The first twenty minutes is devoted to tedious character development and some ham-fisted & lazy dialogue. No ear-splitting dramatic intro of the earlier films. The dialogue scenes were just awful and corny. The characters don't make any sense, and their family grievances seem petty despite - notwithstanding the initial long burst given to their characters. In short, we are expected to believe that the family members don't speak to each other because ... well, they just don't? And, then the plot is ridiculous. We are never told why it was necessary - or even intelligent - to have the two astral-projection characters forget everything. And why was the red door apt to be opened at all?

A lot of the plot seems forced and random (especially the art teacher counting back from 10, 9, 8 ...) and it's not clear the film understands what the point of the story is. Is it trying to answer the mystery of the other antecedent films? Why is the Josh's father appearing now - but didn't appear in the earlier films? I don't think we are told what the magic of the red door really is, or how it works? And why a door? 
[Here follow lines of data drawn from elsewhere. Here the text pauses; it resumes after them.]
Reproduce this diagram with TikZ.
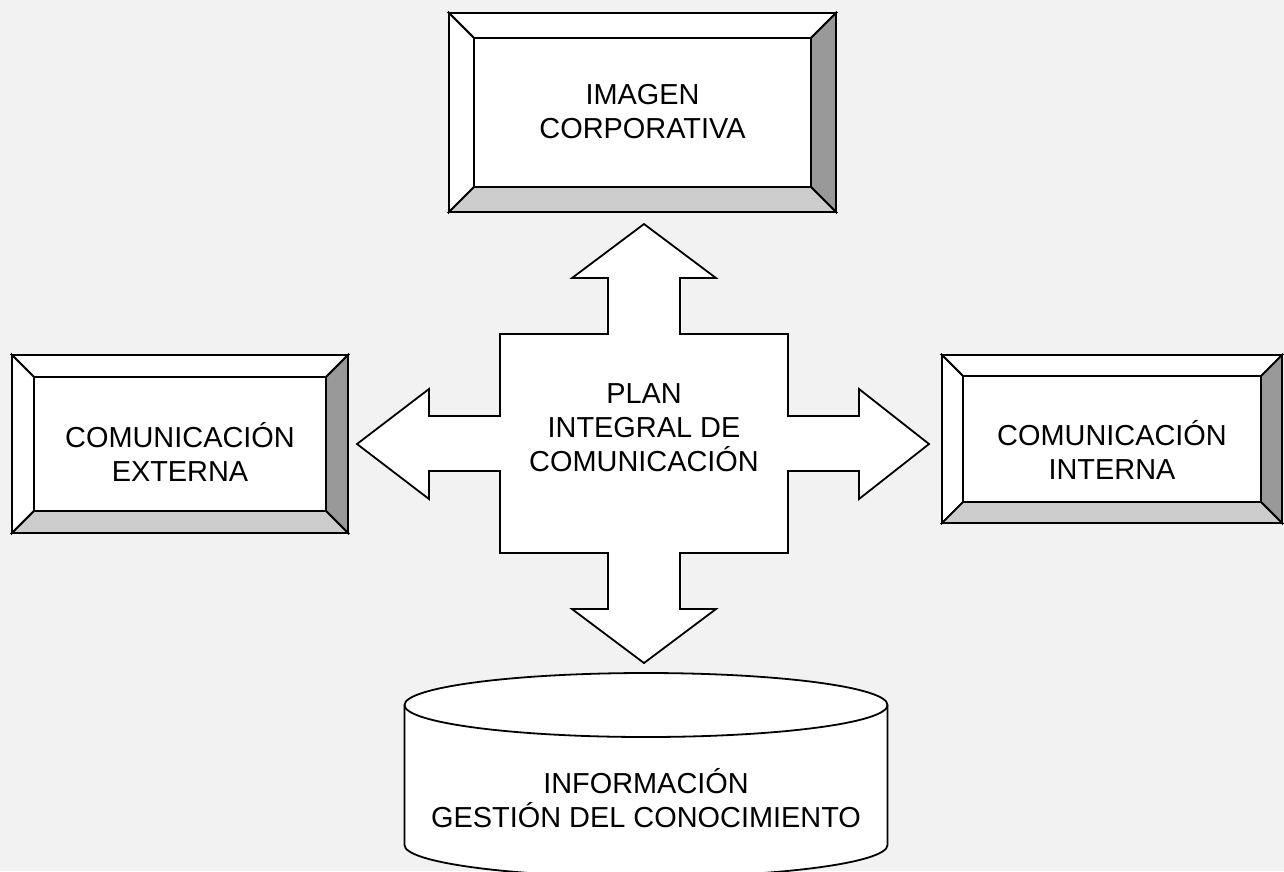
\documentclass[tikz,border=0pt]{standalone}
\usepackage{fontspec}
\setmainfont{Liberation Sans}
\usetikzlibrary{calc,fit}
\definecolor{paper}{HTML}{F2F2F2}
\definecolor{facedark}{HTML}{999999}
\definecolor{facelight}{HTML}{CCCCCC}

\begin{document}
\begin{tikzpicture}[
  x=1pt, y=-1pt,
  line width=1.8pt, line join=miter,
  face/.style={draw=black, fill=white},
  boxtext/.style={align=center, font=\fontsize{28.9}{34}\selectfont, inner sep=0pt},
]
\useasboundingbox[fill=paper] (0,0) rectangle (1284,871);

% bevelled boxes: name / outer corners / bevel width / text centre / text
\foreach \nm/\xa/\ya/\xb/\yb/\bw/\ty/\txt in {
    img/449/13/836/212/25/111.5/{IMAGEN\\CORPORATIVA},
    ext/12/355/348/533/22/451.5/{COMUNICACIÓN\\EXTERNA},
    int/942/355/1282/523/21/450/{COMUNICACIÓN\\INTERNA}}{
  \draw[face] (\xa,\ya) -- (\xb,\ya) -- ($(\xb,\ya)+(-\bw,\bw)$) -- ($(\xa,\ya)+(\bw,\bw)$) -- cycle;
  \draw[face] (\xa,\ya) -- ($(\xa,\ya)+(\bw,\bw)$) -- ($(\xa,\yb)+(\bw,-\bw)$) -- (\xa,\yb) -- cycle;
  \draw[face, fill=facedark] (\xb,\ya) -- (\xb,\yb) -- ($(\xb,\yb)+(-\bw,-\bw)$) -- ($(\xb,\ya)+(-\bw,\bw)$) -- cycle;
  \draw[face, fill=facelight] (\xa,\yb) -- (\xb,\yb) -- ($(\xb,\yb)+(-\bw,-\bw)$) -- ($(\xa,\yb)+(\bw,-\bw)$) -- cycle;
  \node[face, inner sep=0pt, fit={($(\xa,\ya)+(\bw,\bw)$) ($(\xb,\yb)+(-\bw,-\bw)$)}] (\nm) {};
  \node[boxtext] (\nm-text) at (\nm.center |- 0,\ty) {\txt};
}

% four-way arrow
\draw[face] (644,224) -- (716,278) -- (680,278) -- (680,334) -- (788,334) -- (788,416)
  -- (859,416) -- (859,389) -- (929,444) -- (859,499) -- (859,471) -- (788,471)
  -- (788,553) -- (680,553) -- (680,609) -- (716,609) -- (644,663) -- (572,609)
  -- (608,609) -- (608,553) -- (500,553) -- (500,471) -- (429,471) -- (429,499)
  -- (357,444) -- (429,389) -- (429,416) -- (500,416) -- (500,334) -- (608,334)
  -- (608,278) -- (572,278) -- cycle;
\node[boxtext] (plan) at (644,428) {PLAN\\INTEGRAL DE\\COMUNICACIÓN};

% database
\draw[face] (404.5,705) -- (404.5,845)
  arc[start angle=180, end angle=360, x radius=241.5pt, y radius=32pt]
  -- (887.5,705)
  arc[start angle=0, end angle=180, x radius=241.5pt, y radius=32pt] -- cycle;
\draw (404.5,705) arc[start angle=180, end angle=360, x radius=241.5pt, y radius=32pt];
\node[boxtext] (info) at (646,798) {INFORMACIÓN\\GESTIÓN DEL CONOCIMIENTO};
\end{tikzpicture}
\end{document}
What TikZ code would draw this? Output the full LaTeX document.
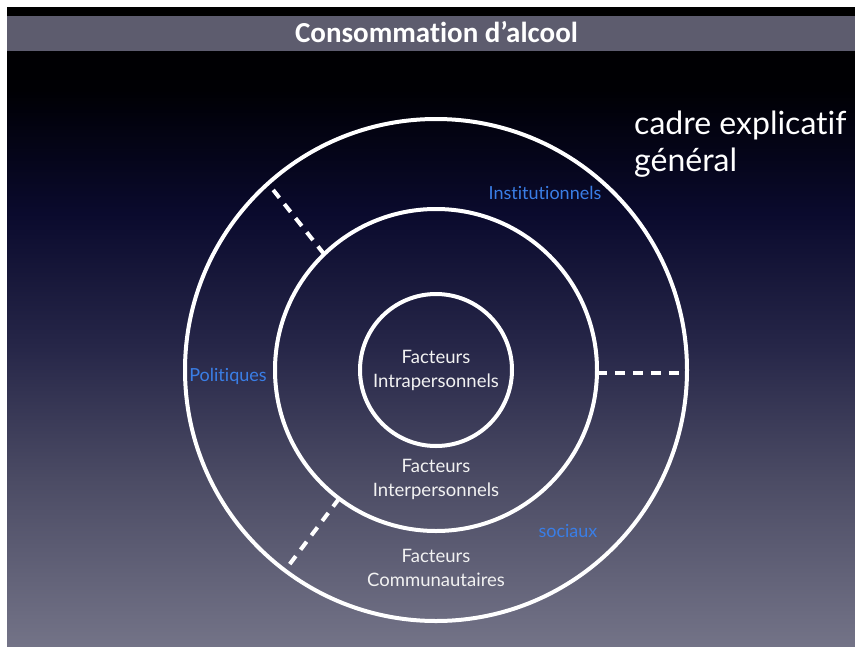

For me, the Renai and Josh separation was ridiculous. They had a very strong loving bond having been through so much together. It just didn't make any sense; and the audience aren't told why. And why was it necessary for Josh (father) to be hypnotized too? Why did we have to spend so much cinema time having the characters recall what happened to them (no surprise to audience). By the time we get to the red-faced demon, there was hardly any fight ... and ta da ... its over. There was no climax, no reason for anything.

The lack of Elise, Karl, Specs and Tucker make for a different feel which lacks the force and chemistry of the original mystery horrors. The red demon scenes felt like they came from the original film and there was little new. Felt like a sad film. The Elise cameo at the end with her platitudes was, well, also deflating. 

Perhaps a caution for the production of a film picked up after a long decade.